Code that draws figures:

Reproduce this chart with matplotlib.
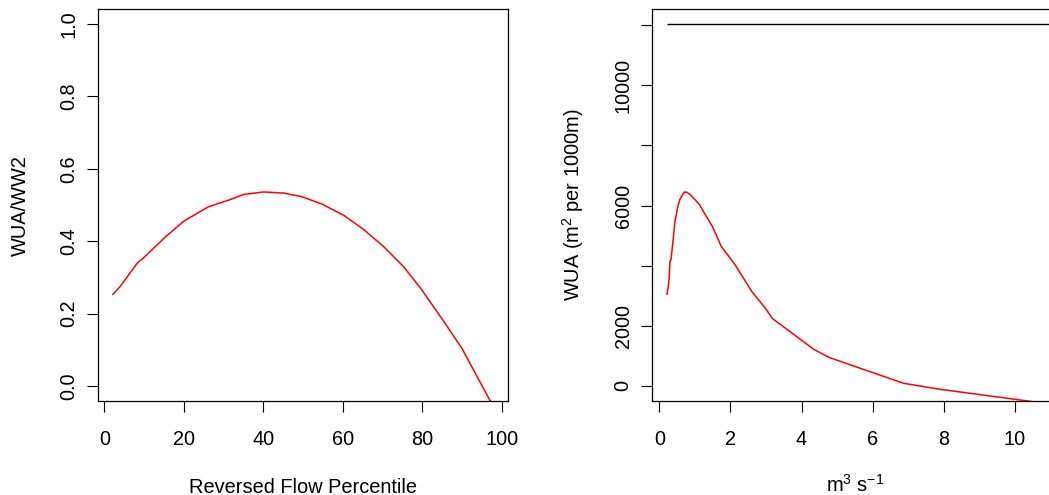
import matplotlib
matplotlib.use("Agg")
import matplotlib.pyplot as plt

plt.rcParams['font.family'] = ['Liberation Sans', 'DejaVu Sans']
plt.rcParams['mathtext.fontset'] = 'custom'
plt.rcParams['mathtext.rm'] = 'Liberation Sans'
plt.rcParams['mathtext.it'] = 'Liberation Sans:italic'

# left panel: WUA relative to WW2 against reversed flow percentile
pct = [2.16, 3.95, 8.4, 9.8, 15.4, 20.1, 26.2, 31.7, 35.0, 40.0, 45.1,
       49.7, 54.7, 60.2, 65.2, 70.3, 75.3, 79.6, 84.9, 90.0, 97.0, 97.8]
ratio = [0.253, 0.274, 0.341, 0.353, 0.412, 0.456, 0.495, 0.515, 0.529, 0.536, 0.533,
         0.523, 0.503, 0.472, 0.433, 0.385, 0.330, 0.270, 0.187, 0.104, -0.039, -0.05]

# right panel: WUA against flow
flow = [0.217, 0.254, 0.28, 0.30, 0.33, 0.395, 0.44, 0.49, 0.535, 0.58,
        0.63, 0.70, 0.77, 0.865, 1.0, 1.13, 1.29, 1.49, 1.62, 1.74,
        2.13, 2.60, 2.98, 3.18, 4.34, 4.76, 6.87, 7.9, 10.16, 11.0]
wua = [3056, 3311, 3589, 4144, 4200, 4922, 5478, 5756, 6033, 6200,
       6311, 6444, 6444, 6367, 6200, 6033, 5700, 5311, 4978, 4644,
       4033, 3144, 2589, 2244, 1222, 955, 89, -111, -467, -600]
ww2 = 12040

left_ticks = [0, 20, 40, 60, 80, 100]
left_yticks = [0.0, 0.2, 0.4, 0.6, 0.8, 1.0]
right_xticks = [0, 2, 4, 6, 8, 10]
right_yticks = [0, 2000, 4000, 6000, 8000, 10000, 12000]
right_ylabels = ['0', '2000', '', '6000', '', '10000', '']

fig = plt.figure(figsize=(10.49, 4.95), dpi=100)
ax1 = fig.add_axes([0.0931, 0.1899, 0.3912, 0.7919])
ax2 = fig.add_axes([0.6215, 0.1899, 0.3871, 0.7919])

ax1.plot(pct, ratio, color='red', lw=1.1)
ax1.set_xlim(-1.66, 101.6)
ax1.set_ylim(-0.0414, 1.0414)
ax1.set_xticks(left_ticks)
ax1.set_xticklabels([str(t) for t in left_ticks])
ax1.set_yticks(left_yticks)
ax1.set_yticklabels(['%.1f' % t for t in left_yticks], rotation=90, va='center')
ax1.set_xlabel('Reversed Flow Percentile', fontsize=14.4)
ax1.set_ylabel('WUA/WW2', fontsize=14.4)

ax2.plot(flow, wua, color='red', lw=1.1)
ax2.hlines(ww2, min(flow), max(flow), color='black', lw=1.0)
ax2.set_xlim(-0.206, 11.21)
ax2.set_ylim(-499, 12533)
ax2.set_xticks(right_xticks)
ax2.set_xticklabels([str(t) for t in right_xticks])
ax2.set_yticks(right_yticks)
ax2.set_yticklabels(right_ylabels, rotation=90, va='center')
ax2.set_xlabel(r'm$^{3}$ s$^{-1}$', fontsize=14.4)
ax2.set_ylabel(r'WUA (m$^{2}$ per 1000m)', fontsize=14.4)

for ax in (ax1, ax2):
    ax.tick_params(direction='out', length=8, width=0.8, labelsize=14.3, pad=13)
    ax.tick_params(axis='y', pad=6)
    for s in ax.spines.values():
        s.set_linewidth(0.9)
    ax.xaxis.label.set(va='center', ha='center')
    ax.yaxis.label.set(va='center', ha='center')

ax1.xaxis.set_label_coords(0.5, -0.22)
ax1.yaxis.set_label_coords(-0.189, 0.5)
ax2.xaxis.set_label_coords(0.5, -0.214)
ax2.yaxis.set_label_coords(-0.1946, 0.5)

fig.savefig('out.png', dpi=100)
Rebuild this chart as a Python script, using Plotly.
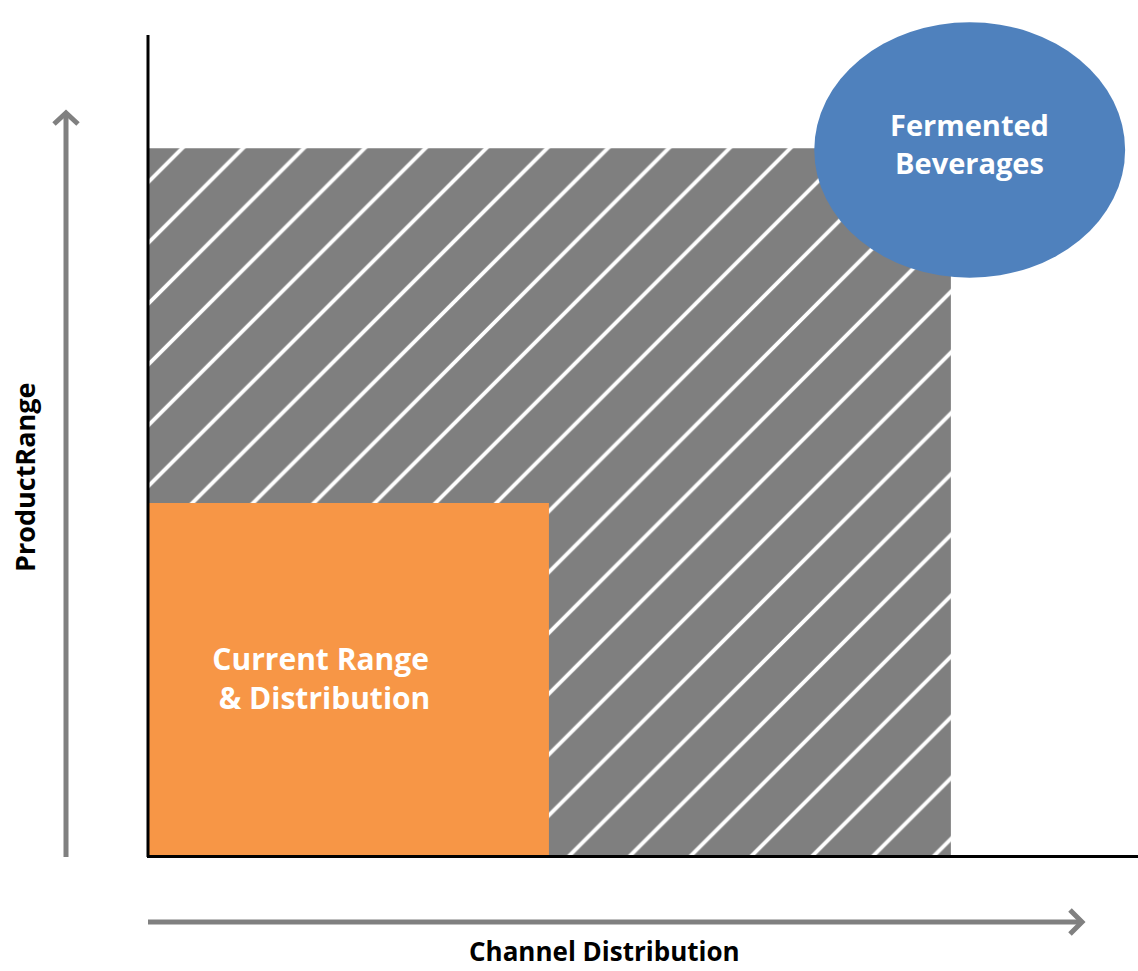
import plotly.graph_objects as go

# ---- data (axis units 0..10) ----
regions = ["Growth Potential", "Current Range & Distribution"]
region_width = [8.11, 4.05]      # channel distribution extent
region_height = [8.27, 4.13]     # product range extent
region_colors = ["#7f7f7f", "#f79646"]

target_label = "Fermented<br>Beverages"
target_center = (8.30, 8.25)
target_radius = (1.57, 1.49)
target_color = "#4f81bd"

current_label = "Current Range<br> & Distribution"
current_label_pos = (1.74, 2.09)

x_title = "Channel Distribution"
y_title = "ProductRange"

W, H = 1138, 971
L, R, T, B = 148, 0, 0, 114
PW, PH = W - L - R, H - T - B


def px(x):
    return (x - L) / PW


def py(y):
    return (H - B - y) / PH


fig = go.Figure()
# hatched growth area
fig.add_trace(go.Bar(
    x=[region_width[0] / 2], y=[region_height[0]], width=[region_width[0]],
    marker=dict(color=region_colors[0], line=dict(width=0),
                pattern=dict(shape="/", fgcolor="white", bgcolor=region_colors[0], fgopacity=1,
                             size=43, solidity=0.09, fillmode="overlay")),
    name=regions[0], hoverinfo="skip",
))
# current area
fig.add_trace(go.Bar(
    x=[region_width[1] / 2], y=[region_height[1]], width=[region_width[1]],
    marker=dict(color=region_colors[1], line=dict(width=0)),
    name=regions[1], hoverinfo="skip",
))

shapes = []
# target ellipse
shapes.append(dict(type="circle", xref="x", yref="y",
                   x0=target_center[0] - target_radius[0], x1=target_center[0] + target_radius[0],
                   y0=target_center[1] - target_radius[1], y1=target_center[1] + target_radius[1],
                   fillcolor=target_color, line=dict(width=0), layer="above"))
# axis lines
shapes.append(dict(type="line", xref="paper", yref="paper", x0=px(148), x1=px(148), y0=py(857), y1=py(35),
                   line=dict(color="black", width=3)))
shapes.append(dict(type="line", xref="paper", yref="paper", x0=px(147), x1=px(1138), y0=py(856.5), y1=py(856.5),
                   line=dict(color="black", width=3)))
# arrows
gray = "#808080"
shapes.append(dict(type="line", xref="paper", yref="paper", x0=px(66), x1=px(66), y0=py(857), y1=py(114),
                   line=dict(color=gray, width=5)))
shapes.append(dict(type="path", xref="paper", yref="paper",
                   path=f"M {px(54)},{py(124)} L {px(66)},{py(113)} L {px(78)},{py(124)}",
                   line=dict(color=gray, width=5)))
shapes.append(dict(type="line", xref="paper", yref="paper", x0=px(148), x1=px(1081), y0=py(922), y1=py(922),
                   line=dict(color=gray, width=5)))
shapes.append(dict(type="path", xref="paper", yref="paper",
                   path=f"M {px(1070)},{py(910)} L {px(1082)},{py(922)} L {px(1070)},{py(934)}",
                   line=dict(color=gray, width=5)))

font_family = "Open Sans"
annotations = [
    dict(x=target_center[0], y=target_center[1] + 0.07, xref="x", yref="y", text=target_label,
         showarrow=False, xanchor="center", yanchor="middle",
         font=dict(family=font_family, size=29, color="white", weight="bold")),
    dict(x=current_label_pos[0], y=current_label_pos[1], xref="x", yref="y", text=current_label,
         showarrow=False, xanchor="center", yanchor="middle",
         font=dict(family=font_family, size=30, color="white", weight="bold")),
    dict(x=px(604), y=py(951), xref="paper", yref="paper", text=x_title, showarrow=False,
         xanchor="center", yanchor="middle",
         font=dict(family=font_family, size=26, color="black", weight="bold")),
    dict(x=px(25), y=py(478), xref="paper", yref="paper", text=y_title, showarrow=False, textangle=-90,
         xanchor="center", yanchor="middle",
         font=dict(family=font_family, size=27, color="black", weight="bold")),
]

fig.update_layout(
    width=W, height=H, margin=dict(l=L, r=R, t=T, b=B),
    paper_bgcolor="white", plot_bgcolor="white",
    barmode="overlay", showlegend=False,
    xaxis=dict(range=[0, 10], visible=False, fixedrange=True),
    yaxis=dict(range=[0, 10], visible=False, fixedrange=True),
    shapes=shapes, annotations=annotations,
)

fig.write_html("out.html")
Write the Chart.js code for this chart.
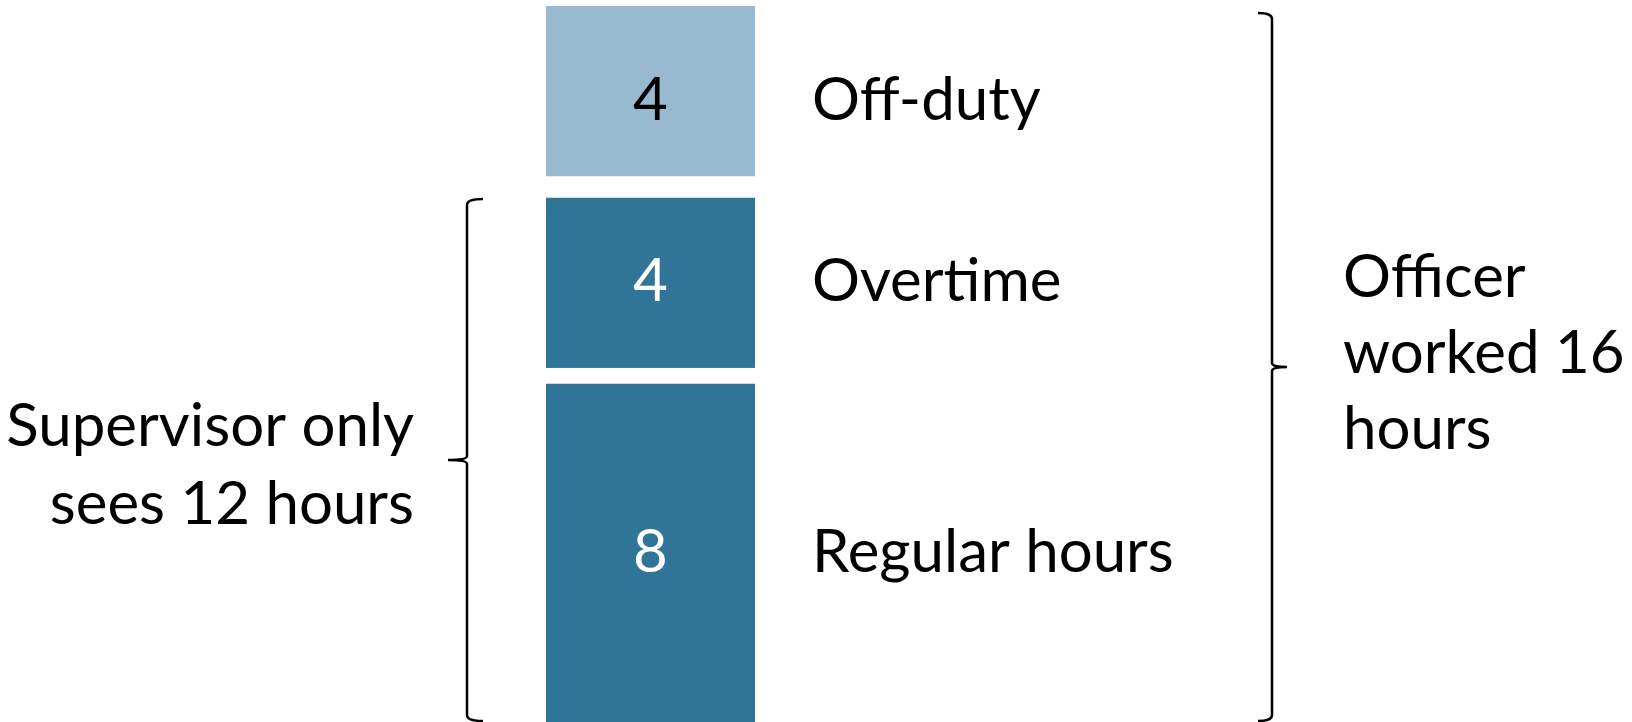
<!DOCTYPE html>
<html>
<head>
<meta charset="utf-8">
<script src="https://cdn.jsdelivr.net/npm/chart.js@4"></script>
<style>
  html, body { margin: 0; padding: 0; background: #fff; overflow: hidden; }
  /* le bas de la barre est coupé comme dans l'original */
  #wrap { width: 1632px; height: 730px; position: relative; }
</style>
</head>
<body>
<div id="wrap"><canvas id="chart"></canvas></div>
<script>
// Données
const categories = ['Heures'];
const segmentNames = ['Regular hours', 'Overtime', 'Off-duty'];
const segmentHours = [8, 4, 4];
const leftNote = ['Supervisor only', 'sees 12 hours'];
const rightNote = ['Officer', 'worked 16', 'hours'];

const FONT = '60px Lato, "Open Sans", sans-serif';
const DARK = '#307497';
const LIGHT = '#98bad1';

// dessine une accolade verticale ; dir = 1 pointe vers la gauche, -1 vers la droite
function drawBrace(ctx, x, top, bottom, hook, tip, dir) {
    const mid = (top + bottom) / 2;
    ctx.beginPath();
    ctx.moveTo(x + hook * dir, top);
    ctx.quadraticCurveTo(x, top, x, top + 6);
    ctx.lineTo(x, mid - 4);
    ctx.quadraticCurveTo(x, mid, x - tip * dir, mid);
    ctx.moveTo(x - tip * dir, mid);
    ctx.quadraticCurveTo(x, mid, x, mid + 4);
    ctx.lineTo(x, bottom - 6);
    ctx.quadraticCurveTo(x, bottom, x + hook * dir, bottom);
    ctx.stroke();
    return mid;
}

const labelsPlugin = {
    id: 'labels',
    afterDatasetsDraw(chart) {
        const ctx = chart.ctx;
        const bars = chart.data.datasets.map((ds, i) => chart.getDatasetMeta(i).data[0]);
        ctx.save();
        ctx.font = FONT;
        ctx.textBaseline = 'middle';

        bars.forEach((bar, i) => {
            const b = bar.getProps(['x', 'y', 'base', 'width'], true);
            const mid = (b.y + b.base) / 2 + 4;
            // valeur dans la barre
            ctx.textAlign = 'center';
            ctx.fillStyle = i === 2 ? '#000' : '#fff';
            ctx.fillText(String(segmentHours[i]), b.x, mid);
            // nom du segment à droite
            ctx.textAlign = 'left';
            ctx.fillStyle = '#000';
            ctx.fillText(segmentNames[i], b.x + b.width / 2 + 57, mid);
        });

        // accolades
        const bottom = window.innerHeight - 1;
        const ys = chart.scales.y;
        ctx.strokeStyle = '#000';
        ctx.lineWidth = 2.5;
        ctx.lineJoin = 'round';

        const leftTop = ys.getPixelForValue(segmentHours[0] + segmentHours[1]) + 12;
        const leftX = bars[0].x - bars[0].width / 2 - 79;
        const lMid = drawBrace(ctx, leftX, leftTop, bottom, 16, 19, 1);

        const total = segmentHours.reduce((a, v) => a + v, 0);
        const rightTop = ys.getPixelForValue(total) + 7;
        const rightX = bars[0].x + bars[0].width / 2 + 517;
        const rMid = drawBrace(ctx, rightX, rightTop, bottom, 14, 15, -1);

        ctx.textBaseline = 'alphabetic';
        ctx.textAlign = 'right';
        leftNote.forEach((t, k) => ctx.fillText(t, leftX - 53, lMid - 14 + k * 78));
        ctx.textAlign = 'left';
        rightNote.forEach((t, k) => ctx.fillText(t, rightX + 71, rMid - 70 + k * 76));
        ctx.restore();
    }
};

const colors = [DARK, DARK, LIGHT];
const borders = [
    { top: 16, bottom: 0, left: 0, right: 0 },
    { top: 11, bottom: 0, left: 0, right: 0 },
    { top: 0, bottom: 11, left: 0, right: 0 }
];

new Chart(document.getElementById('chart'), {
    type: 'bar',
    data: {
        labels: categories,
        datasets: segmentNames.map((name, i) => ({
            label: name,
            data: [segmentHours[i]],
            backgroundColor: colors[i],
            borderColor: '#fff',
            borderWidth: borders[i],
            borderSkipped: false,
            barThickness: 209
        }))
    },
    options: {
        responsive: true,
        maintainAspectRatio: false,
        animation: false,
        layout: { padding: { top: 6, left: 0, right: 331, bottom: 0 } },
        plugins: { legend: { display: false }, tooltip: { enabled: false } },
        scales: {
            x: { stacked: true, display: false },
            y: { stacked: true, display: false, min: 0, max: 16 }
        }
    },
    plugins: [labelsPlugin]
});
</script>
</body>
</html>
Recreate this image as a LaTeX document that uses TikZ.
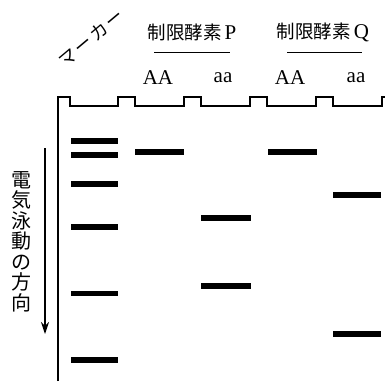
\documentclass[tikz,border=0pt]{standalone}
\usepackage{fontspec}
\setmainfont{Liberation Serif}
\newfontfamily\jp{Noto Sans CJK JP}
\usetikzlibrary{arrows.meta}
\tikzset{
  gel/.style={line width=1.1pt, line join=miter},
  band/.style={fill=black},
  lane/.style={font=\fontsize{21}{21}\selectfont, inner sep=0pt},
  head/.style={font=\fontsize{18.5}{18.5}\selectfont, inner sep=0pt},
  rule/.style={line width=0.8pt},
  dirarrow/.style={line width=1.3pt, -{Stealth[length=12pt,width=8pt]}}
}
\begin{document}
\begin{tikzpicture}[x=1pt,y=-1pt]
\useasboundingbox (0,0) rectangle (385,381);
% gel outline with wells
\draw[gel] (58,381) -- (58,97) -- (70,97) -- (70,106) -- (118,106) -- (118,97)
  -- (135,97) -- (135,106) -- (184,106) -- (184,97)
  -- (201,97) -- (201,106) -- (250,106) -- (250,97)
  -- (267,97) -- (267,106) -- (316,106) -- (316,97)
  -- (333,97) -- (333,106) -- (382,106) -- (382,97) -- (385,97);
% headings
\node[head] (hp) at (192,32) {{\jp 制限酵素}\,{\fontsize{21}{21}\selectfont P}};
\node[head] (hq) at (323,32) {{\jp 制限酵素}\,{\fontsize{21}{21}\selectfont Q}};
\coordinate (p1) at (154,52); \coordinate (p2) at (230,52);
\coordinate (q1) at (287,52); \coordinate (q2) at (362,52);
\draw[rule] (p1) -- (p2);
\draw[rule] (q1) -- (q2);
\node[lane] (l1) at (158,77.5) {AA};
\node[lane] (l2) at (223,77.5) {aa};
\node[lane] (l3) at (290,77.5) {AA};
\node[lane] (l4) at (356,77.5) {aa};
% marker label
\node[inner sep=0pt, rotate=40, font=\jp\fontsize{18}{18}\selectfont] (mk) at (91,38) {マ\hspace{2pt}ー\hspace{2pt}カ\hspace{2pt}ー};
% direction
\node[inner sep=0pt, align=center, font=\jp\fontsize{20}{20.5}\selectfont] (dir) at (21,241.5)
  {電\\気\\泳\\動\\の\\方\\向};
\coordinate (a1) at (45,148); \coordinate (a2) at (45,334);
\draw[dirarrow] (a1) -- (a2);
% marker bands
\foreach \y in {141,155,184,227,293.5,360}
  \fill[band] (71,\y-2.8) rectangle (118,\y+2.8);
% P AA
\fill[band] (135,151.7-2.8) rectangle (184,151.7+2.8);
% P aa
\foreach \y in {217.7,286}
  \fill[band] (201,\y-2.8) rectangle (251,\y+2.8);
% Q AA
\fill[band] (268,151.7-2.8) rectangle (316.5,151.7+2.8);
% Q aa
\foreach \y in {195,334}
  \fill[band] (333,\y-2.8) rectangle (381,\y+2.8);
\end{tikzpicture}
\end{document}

> _PROBLEM TO WORK ON_: Omit all pictures and repeat exactly the lines from the one containing "Rebuild this chart" through the one containing "import plotly.graph_objects as go", ends included, with nothing added.

> _SOLUTION TO THE EXERCISE_:
Rebuild this chart as a Python script, using Plotly.
import plotly.graph_objects as go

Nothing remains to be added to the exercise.